La comédie sociale des figures emblématiques de Groland fonctionne à plein régime pendant une bonne heure, incisive, tendre et hilarante, enchaînant les moments de jubilation avec une aisance déconcertante. Depardieu y délivre sa performance la plus juste depuis des lustres. Le problème c’est que Kervern et Delépine ne parviennent pas à maintenir le cap de leur film sur toute sa longueur, perdant le contrôle dans la dernière demi-heure, semblant ne pas vraiment savoir où aller et comment conclure, oubliant le rythme, n’arrivant plus conserver le ton mordant, et le film s’achemine doucement vers un dernier acte mollasson très décevant.
Les compères enfilent tout de même suffisamment de perles niveau sketches pour laisser un bon souvenir à la sortie de leur film. D’autant qu’on n’est pas prêt d’oublier la fameuse scène, une scène qui est un peu à Mammuth ce que la séquence de poursuite à poil dans l’hôtel était à Borat. Bon les français vont bien moins loin que Sacha Baron Cohen, mais il y a ce même grain de folie et de stupéfaction dans cette séquence. Deux hommes, leurs jeunes années depuis longtemps oubliées (Gérard Depardieu et Albert Delpy, père de), nus sur un lit… se masturbant l’un l’autre. Si si. Sans déconner. Bon, Delépine et Kervern ont cadré le plan de façon à ce qu’on ne voit rien en dessous de la ceinture, mais tout de même, la crudité humoristique de la scène laisse pantois. Et hilare, évidemment, car voir ces deux vieux tout nus sur leur lit cherchant à atteindre l’extase comme lorsqu’ils étaient ado, c’est méchamment drôle.

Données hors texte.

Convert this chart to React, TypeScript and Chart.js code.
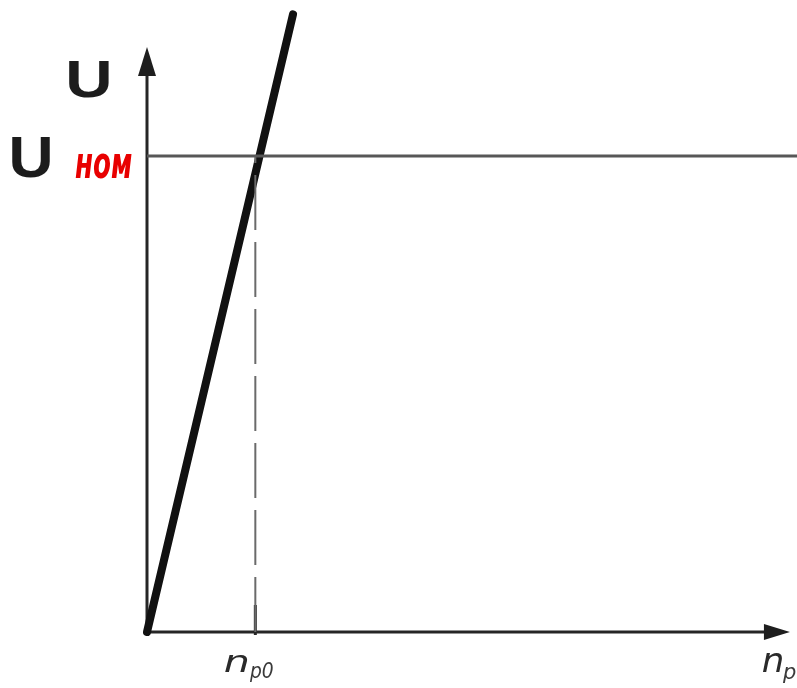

L’ardeur et les sentiments sont palpables. Pour un film tourné clandestinement pour contourner la censure chinoise en générale, et en particulier l’interdiction de tourner qui frappe Lou Ye, la maîtrise scénaristique du film, qui a pourtant dû composer avec les restreintes constantes, est remarquable. Le centre du scénario évolue avec naturel, basculant d’un triangle à un autre avec un naturel remarquable. Les personnages glissent, mais l’amertume demeure, elle imprime inlassablement la pellicule, ne semblant capable de rendre les armes qu’après une séquence de toute beauté dans un karaoké qui laisse ensuite la place un bref instant à la possibilité du bonheur, bien illusoire et éphémère. Gris de cœur, Nuits d’ivresse printanière se libère lors de scènes de sexe fiévreuses habitées par le comédien Qing Hao.
A la fin du week-end, j’aurais tout de même eu l’impression d’avoir vu bien trop d’hommes se masturber sur grand écran. Même si concrètement on ne voyait rien, ça fait beaucoup pour un week-end. Heureusement que je ne suis pas allé voir Camping 2, je me souviens que dans la bande-annonce, Antoine Duléry s’y baladait à poil. Non merci Camping 2.